Tiene la mirada limpia, la risa templada cargada de ternura y es capaz de dar unos abrazos que sosiegan cuando la pena ahoga y la esperanza se desvanece en un mar de dudas. Usa palabras precisas, directas, de las que se dicen mirando de frente, porque sabe bien lo que duele crear falsas esperanzas, de esas que venden los políticos de todo a cien.

Habla con la madurez en una mano y el corazón en la otra, porque es una mujer cargada de ideales y capaz de dejarse el alma para conseguirlos. Cada día, durante cuarenta años, se ha levantado puntualmente a las seis de la mañana para llegar a tiempo al trabajo en Asuntos Sociales, primero, y en Educación, después. Porque es una mujer que trabaja duro, como millones de españolas cada día. La diferencia es que, cuando acaba las tareas con las que paga sus facturas, se dedica a ayudar en las causas más nobles, aquellas que exigen un compromiso ético de verdad y que obligan a dar la cara. Aunque eso signifique que, a veces, te juegues aguantar con paciencia los ataques de quienes siguen percibiendo el mundo en blanco y negro, sin percatarse de la cantidad de matices que tiene la vida.

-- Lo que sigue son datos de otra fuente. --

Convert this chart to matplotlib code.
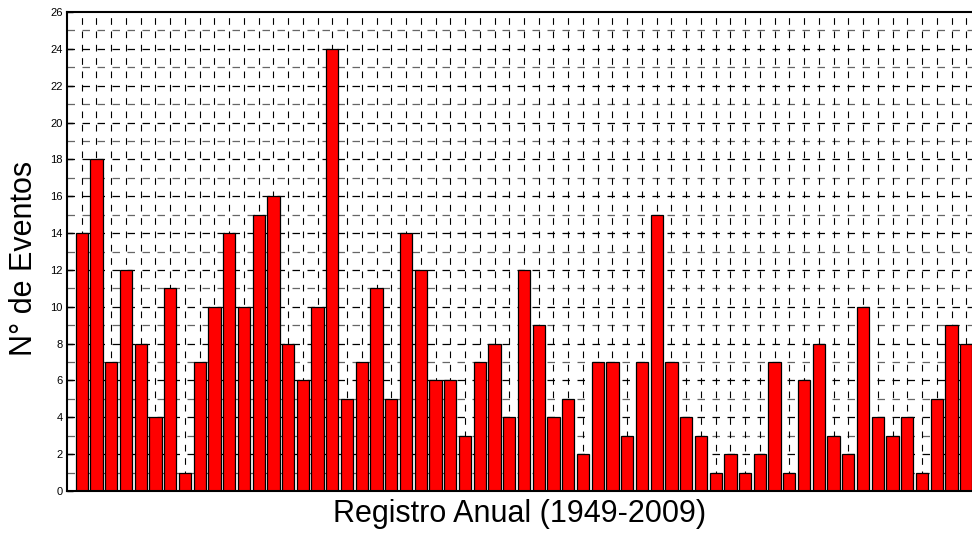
import matplotlib
matplotlib.use("Agg")
import matplotlib.pyplot as plt
import numpy as np

years = list(range(1949, 2010))
events = [14, 18, 7, 12, 8, 4, 11, 1, 7, 10,
          14, 10, 15, 16, 8, 6, 10, 24, 5, 7,
          11, 5, 14, 12, 6, 6, 3, 7, 8, 4,
          12, 9, 4, 5, 2, 7, 7, 3, 7, 15,
          7, 4, 3, 1, 2, 1, 2, 7, 1, 6,
          8, 3, 2, 10, 4, 3, 4, 1, 5, 9, 8]
yticks = list(range(0, 27, 2))
xlabel = "Registro Anual (1949-2009)"
ylabel = "N° de Eventos"

plt.rcParams['font.family'] = ['Liberation Sans', 'DejaVu Sans']

fig = plt.figure(figsize=(9.72, 5.35), dpi=100)
ax = fig.add_axes([67/972, 1-491/535, 914/972, (491-12)/535])

x = np.arange(1, len(events) + 1)

# grid
for yv in range(1, 26):
    col = 'black' if yv % 2 == 0 else '#666666'
    ax.axhline(yv, color=col, lw=0.9, ls=(0, (6, 6)), zorder=0)
for xv in x:
    ax.axvline(xv, color='black', lw=0.8, ls=(0, (6, 6)), zorder=0)

ax.bar(x, events, width=0.83, color='#ff0000', edgecolor='black', linewidth=0.9, zorder=2)

ax.set_xlim(0, 62)
ax.set_ylim(0, 26)
ax.set_yticks(yticks)
ax.set_yticklabels([str(v) for v in yticks], fontsize=8)
ax.set_xticks([])
ax.tick_params(axis='y', direction='in', length=4, width=1, pad=3)
for s in ax.spines.values():
    s.set_linewidth(1.5)
    s.set_color('black')

fig.text(24/972, 1-258/535, ylabel, rotation=90, fontsize=22, ha='center', va='center')
fig.text(520/972, 1-514/535, xlabel, fontsize=22, ha='center', va='center')

fig.savefig("out.png", dpi=100)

Supo verlo bien pronto: allá por los setenta, fue una de las pioneras en comprender lo que significaba la planificación familiar, atendiendo en los pabellones de la Jefatura Provincial de Salud a mujeres sin pedir la cartilla de la Seguridad Social en el equipo de Amalia Jiménez. Porque Paqui, aún no lo he dicho, es feminista. Pero no una feminista de salón de té con pastas, sino de las de verdad, de las que están a pie de calle con los colectivos, de las que hicieron que el Instituto Andaluz de la Mujer en Granada tuviera el sentido verdadero que hay que defender.

Estaba dirigiéndolo cuando la conocí, hace dieciocho años, ejerciendo de compañera en vez de jefa, cogiendo el teléfono a todo el mundo a cualquier hora y sin que le faltase tiempo jamás para tomar un café con una chica maltratada necesitada de consuelo, con la Directora General o con una investigadora incipiente que quería aprender de quienes llevaban toda una vida implicadas en la reivindicación de los derechos de la mujer desde la decencia y la honestidad pulquérrimas. Le daba igual. Ella estaba para todas porque sabía bien lo que era la sororidad antes de que se pusiera de moda, ayudando persistentemente con la conciencia de que, ser gestora, implicaba servir a los demás, no servirse. Luego, finalizada esta etapa, regresó a su trabajo sin el síndrome del coche oficial (mayormente porque nunca ha tenido uno: ella es más de autobús) ni estridencias vergonzantes. Y ahora, quince años después, se jubila plena de vitalidad y proyectos, con la conciencia de que va a tener más tiempo para seguir ejerciendo de torrente de independencia, de manantial de cordura, de mujer machadianamente buena, capaz de construir con su presencia y con su gesto cualquier cosa, aunque parezca quimérica. Porque de Paqui Fuillerat, que es mi amiga, las mujeres de Granada esperamos siempre esa magia inexplicable que sólo tienen las personas con principios inquebrantables; quienes son capaces de alzar arcoíris con lluvia fresca, caminos transitables para un futuro de igualdad real. Las que han escogido como única bandera la libertad.